Neyse Haksever’leştim girişi uzattım. Diyeceğim şu... Abdullah Gül görevinden ayrıldığından beri gazetecilerle sık sık buluşuyor. Yazılmamak kaydıyla yapılan bu buluşmalara “her görüşten gazeteci” katılıyor. Merkez medyadan da pek çok gazetecinin görüştüğü Gül’ün kapısı sadece havuz medyasına kapalı. Zaten önceki geceki programda “gazeteciliği PR faaliyetine çevirenler” diyerek havuza atıfta da bulundu.
Gül konuşurken bir gözüm de tweet’lerdeydi. Pek çok isim Gül’ün “kötüye giden siyasetle ilgili yeterince sert-net” konuşmadığını yazıyordu. Hem program sırasında hem dün Gül’e yakın isimlerle ve AKP’den “vekillerle” konuştum.
Önce Gül cephesi... Diyorlar ki “Daha ne desin”... “Hukuksal eksikliklerden”, “medyaya saldırıları” eleştirdi. Başkanlık zorlaması için “kavgalı, kutuplaşmalı” şekilde olmaz diye de konuştu, son iki yıllık süreci “kayıp yıllar” olarak da tarif etti. Ve en önemlisi danışmanı Ahmet Sever’in Erdoğan çevresinde rahatsızlık yaratan kitabı hakkında söylediği: ‘Yalan yok, çarpıtma yok.’
Kitabın içindeki Gül ile Erdoğan arasındaki derin görüş ayrılıkları ve tartışmaları (Gezi’den 17-25 Aralık’a) tekrar hatırlatmaya ihtiyaç olmaz sanırım.
AKP içlerine gelince. Özellikle küskünler, Erdoğan’ın uzaklaştırdıkları Gül’ü dikkatle takip etti. Önceki geceki söyleşiden çıkarttıkları “1 Kasım’da tek başına iktidar çıkmazsa, Gül partiye döner”... Tabii bu bir tahmin mi istek mi tartışılır. Çünkü Gül Cumhurbaşkanlığı’ndan ayrıldığından beri partiye “döndü-dönecek” konuşmaları hiç bitmiyor.
Yazının bu bölümünü Cumhuriyet Yazarı Özgür Mumcu’nun attığı ve çok konuşulan tweet ile bitireyim:
‘Gül’ün sarkacı ağırbaşlı bir isyanla kendisini onore edecek bir ateşkese rıza arasında gidip geliyor.’
Gelelim TÜSİAD cephesine.
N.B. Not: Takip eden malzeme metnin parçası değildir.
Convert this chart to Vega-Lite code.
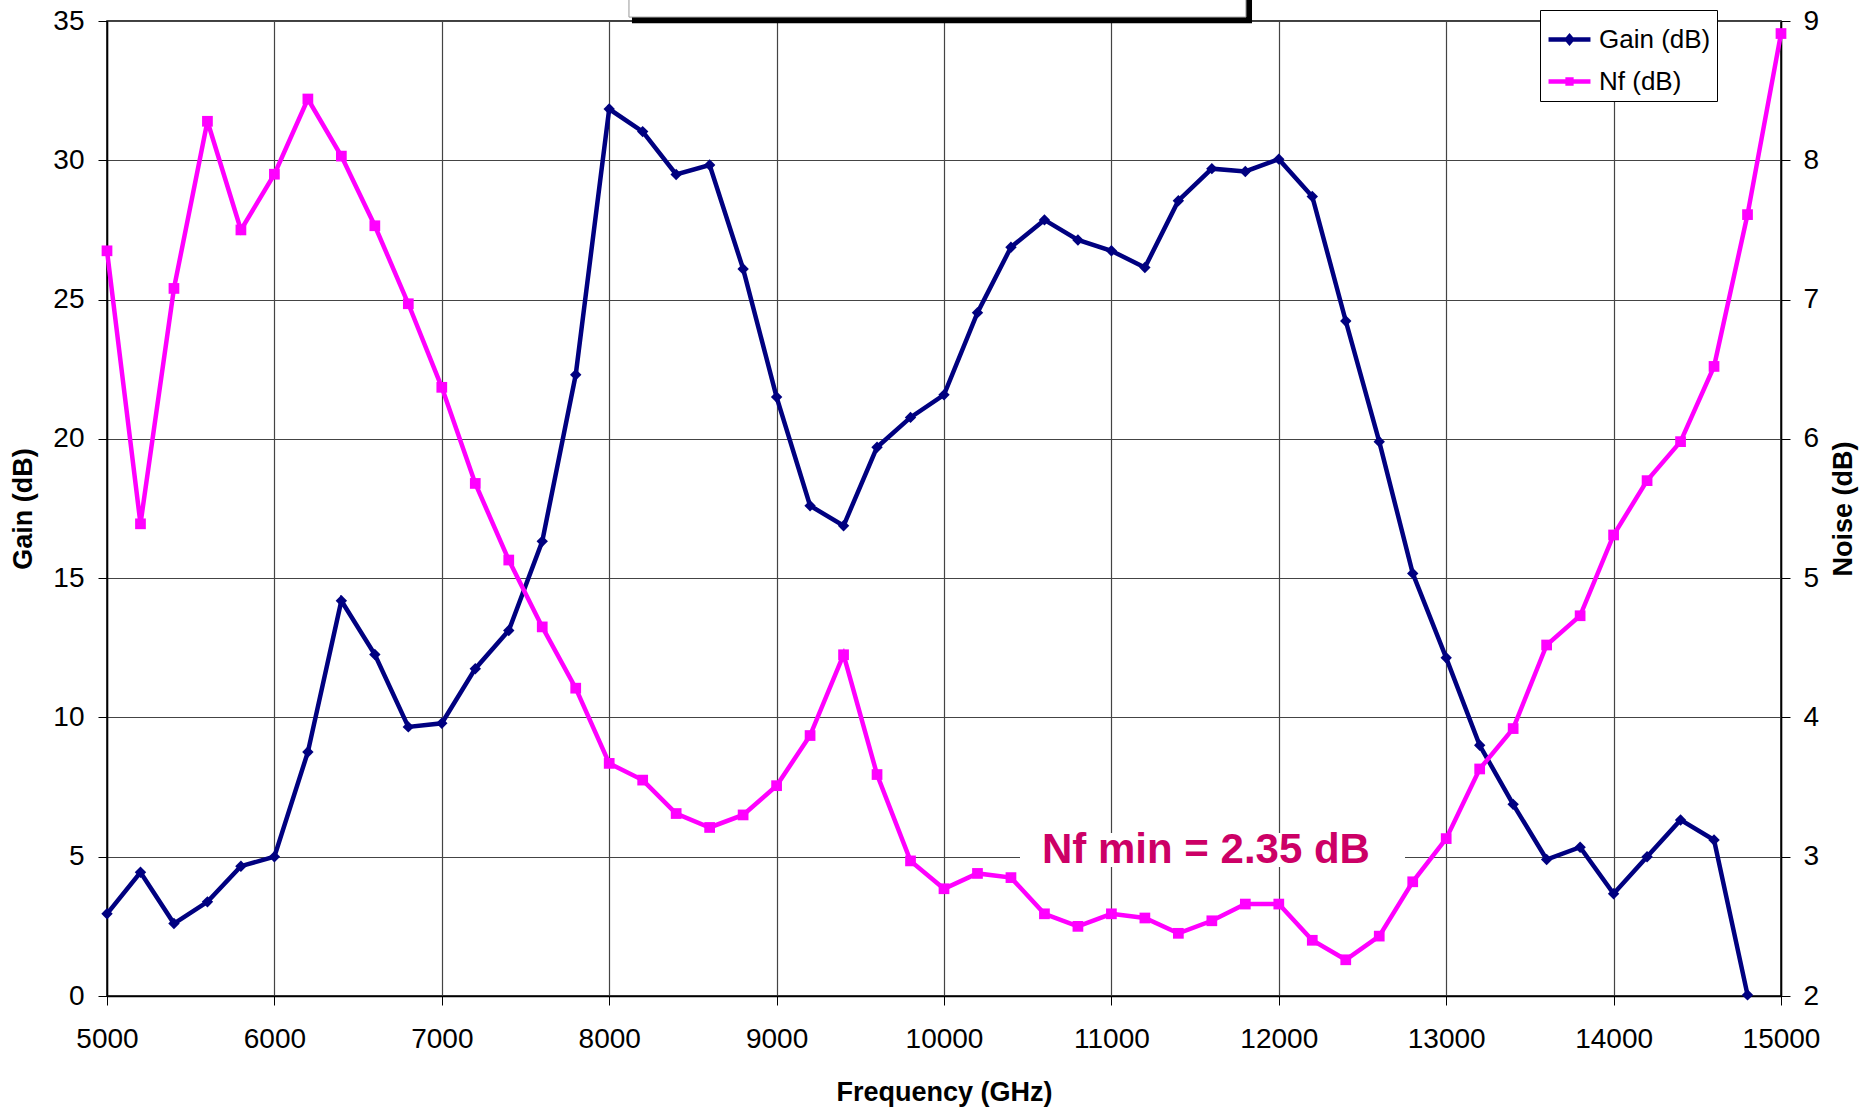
{
  "$schema": "https://vega.github.io/schema/vega-lite/v6.json",
  "width": 1674,
  "height": 975,
  "autosize": {"type": "none"},
  "padding": {"left": 107, "top": 21, "right": 84, "bottom": 113},
  "background": "white",
  "config": {
    "view": {"stroke": "black", "strokeWidth": 1.5},
    "axis": {
      "labelFont": "Liberation Sans",
      "labelFontSize": 28,
      "labelColor": "black",
      "labelFlush": false,
      "titleFont": "Liberation Sans",
      "titleFontSize": 27,
      "titleFontWeight": "bold",
      "titleColor": "black",
      "domainColor": "black",
      "domainWidth": 1.5,
      "tickColor": "black",
      "tickSize": 9,
      "gridColor": "#444444",
      "gridWidth": 1.2,
      "gridOpacity": 1
    },
    "legend": {
      "labelFont": "Liberation Sans",
      "labelFontSize": 26,
      "labelColor": "black"
    }
  },
  "data": {
    "values": [
      {"freq": 5000, "gain": 2.95, "nf": 7.35},
      {"freq": 5200, "gain": 4.44, "nf": 5.39},
      {"freq": 5400, "gain": 2.6, "nf": 7.08},
      {"freq": 5600, "gain": 3.38, "nf": 8.28},
      {"freq": 5800, "gain": 4.66, "nf": 7.5},
      {"freq": 6000, "gain": 5.0, "nf": 7.9},
      {"freq": 6200, "gain": 8.76, "nf": 8.44},
      {"freq": 6400, "gain": 14.19, "nf": 8.03},
      {"freq": 6600, "gain": 12.26, "nf": 7.53},
      {"freq": 6800, "gain": 9.66, "nf": 6.97},
      {"freq": 7000, "gain": 9.79, "nf": 6.37},
      {"freq": 7200, "gain": 11.75, "nf": 5.68},
      {"freq": 7400, "gain": 13.12, "nf": 5.13},
      {"freq": 7600, "gain": 16.32, "nf": 4.65},
      {"freq": 7800, "gain": 22.3, "nf": 4.21},
      {"freq": 8000, "gain": 31.84, "nf": 3.67},
      {"freq": 8200, "gain": 31.03, "nf": 3.55},
      {"freq": 8400, "gain": 29.49, "nf": 3.31},
      {"freq": 8600, "gain": 29.83, "nf": 3.21},
      {"freq": 8800, "gain": 26.1, "nf": 3.3},
      {"freq": 9000, "gain": 21.5, "nf": 3.51},
      {"freq": 9200, "gain": 17.6, "nf": 3.87},
      {"freq": 9400, "gain": 16.88, "nf": 4.45},
      {"freq": 9600, "gain": 19.7, "nf": 3.59},
      {"freq": 9800, "gain": 20.77, "nf": 2.97},
      {"freq": 10000, "gain": 21.58, "nf": 2.77},
      {"freq": 10200, "gain": 24.53, "nf": 2.88},
      {"freq": 10400, "gain": 26.88, "nf": 2.85},
      {"freq": 10600, "gain": 27.86, "nf": 2.59},
      {"freq": 10800, "gain": 27.14, "nf": 2.5},
      {"freq": 11000, "gain": 26.75, "nf": 2.59},
      {"freq": 11200, "gain": 26.15, "nf": 2.56},
      {"freq": 11400, "gain": 28.55, "nf": 2.45},
      {"freq": 11600, "gain": 29.7, "nf": 2.54},
      {"freq": 11800, "gain": 29.6, "nf": 2.66},
      {"freq": 12000, "gain": 30.04, "nf": 2.66},
      {"freq": 12200, "gain": 28.7, "nf": 2.4},
      {"freq": 12400, "gain": 24.23, "nf": 2.26},
      {"freq": 12600, "gain": 19.9, "nf": 2.43},
      {"freq": 12800, "gain": 15.17, "nf": 2.82},
      {"freq": 13000, "gain": 12.14, "nf": 3.13},
      {"freq": 13200, "gain": 9.0, "nf": 3.63},
      {"freq": 13400, "gain": 6.88, "nf": 3.92},
      {"freq": 13600, "gain": 4.9, "nf": 4.52},
      {"freq": 13800, "gain": 5.34, "nf": 4.73},
      {"freq": 14000, "gain": 3.67, "nf": 5.31},
      {"freq": 14200, "gain": 5.0, "nf": 5.7},
      {"freq": 14400, "gain": 6.32, "nf": 5.98},
      {"freq": 14600, "gain": 5.6, "nf": 6.52},
      {"freq": 14800, "gain": 0.04, "nf": 7.61},
      {"freq": 15000, "gain": null, "nf": 8.91}
    ]
  },
  "layer": [
    {
      "data": {"values": [{"label": "Nf min = 2.35 dB"}]},
      "mark": {"type": "rect", "fill": "white"},
      "encoding": {
        "x": {"datum": 10454, "type": "quantitative", "title": "Frequency (GHz)", "scale": {"domain": [5000, 15000], "nice": false, "zero": false}},
        "x2": {"datum": 12754},
        "y": {"datum": 4.63, "type": "quantitative", "scale": {"domain": [0, 35], "nice": false}, "axis": null},
        "y2": {"datum": 5.85}
      }
    },
    {
      "mark": {
        "type": "line",
        "strokeWidth": 4.5,
        "point": {"shape": "diamond", "size": 130, "filled": true}
      },
      "encoding": {
        "x": {
          "field": "freq",
          "type": "quantitative",
          "title": "Frequency (GHz)",
          "scale": {"domain": [5000, 15000], "nice": false, "zero": false},
          "axis": {
            "values": [5000, 6000, 7000, 8000, 9000, 10000, 11000, 12000, 13000, 14000, 15000],
            "format": "d",
            "grid": true,
            "labelPadding": 20,
            "titlePadding": 26
          }
        },
        "y": {
          "field": "gain",
          "type": "quantitative",
          "scale": {"domain": [0, 35], "nice": false},
          "axis": {
            "title": "Gain (dB)",
            "orient": "left",
            "values": [0, 5, 10, 15, 20, 25, 30, 35],
            "grid": true,
            "labelPadding": 14,
            "titlePadding": 15
          }
        },
        "color": {
          "datum": "Gain (dB)",
          "type": "nominal",
          "scale": {"domain": ["Gain (dB)", "Nf (dB)"], "range": ["#000080", "#FF00FF"]},
          "legend": {
            "title": null,
            "orient": "none",
            "legendX": 1433,
            "legendY": -11,
            "padding": 6,
            "rowPadding": 5,
            "labelOffset": 6,
            "symbolSize": 1760,
            "fillColor": "white",
            "strokeColor": "black",
            "encode": {
              "symbols": {
                "update": {
                  "shape": {"signal": "datum.value === 'Gain (dB)' ? 'M-1,0H1M0,-0.14L0.12,0L0,0.14L-0.12,0Z' : 'M-1,0H1M-0.09,-0.09H0.09V0.09H-0.09Z'"},
                  "fill": {"signal": "datum.value === 'Gain (dB)' ? '#000080' : '#FF00FF'"},
                  "stroke": {"signal": "datum.value === 'Gain (dB)' ? '#000080' : '#FF00FF'"},
                  "strokeWidth": {"value": 4.5}
                }
              }
            }
          }
        }
      }
    },
    {
      "mark": {
        "type": "line",
        "strokeWidth": 4.5,
        "point": {"shape": "square", "size": 115, "filled": true}
      },
      "encoding": {
        "x": {"field": "freq", "type": "quantitative", "title": "Frequency (GHz)"},
        "y": {
          "field": "nf",
          "type": "quantitative",
          "scale": {"domain": [2, 9], "nice": false, "zero": false},
          "axis": {
            "title": "Noise (dB)",
            "orient": "right",
            "values": [2, 3, 4, 5, 6, 7, 8, 9],
            "grid": false,
            "titleAngle": 270,
            "titleBaseline": "top",
            "labelPadding": 13,
            "titlePadding": 12
          }
        },
        "color": {"datum": "Nf (dB)", "type": "nominal"}
      }
    },
    {
      "data": {"values": [{"label": "Nf min = 2.35 dB"}]},
      "mark": {
        "type": "text",
        "font": "Liberation Sans",
        "fontSize": 42,
        "fontWeight": "bold",
        "color": "#CC0066",
        "align": "center",
        "baseline": "middle"
      },
      "encoding": {
        "x": {"datum": 11565, "type": "quantitative", "title": "Frequency (GHz)"},
        "y": {"datum": 5.24, "type": "quantitative", "scale": {"domain": [0, 35], "nice": false}, "axis": null},
        "text": {"field": "label"}
      }
    },
    {
      "data": {"values": [{"label": "shadow"}]},
      "mark": {"type": "rect", "fill": "black", "clip": false},
      "encoding": {
        "x": {"datum": 8136, "type": "quantitative", "title": "Frequency (GHz)"},
        "x2": {"datum": 11840},
        "y": {"datum": 34.92, "type": "quantitative", "scale": {"domain": [0, 35], "nice": false}, "axis": null},
        "y2": {"datum": 37}
      }
    },
    {
      "data": {"values": [{"label": "box"}]},
      "mark": {"type": "rect", "fill": "white", "stroke": "#999999", "strokeWidth": 1, "clip": false},
      "encoding": {
        "x": {"datum": 8118, "type": "quantitative", "title": "Frequency (GHz)"},
        "x2": {"datum": 11804},
        "y": {"datum": 35.14, "type": "quantitative", "scale": {"domain": [0, 35], "nice": false}, "axis": null},
        "y2": {"datum": 37}
      }
    }
  ],
  "resolve": {"scale": {"y": "independent"}, "axis": {"y": "independent"}}
}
Keyifliler. Hem gözaltına alınan (serbest kaldı) yönetim kurulu üyeleri Memduh Boydak’a sahip çıkmaktan hem de “eski günlerdeki kadar olmasa da” net dille ülkedeki sıkıntıları dile getirmekten. Kıdemli bir üye; “kendimize güvenimiz geldi” dedi.
“Ne oldu da bu gecikmeli güven patlaması yaşanıyor” diye espri yaptım. “Duvara dayandık gidecek yer kalmadı, ya konuşacağız, ya değişik bahanelerle gözaltına alınacağız, vergi şantajlarıyla savrulacağız”...
“Seçim geliyor AKP’li politikacılardan ya da daha yukarıdan meydanlarda ‘tehdit, hakaret, hedef gösterme’ ile karşı karşıya kalabilirsiniz” diyorum. Gülüyor: Şerbetlendik. Ve artık birimize yapılan hukuksuzluğu hepimize kabul edip tavrımızı ona göre koyacağız.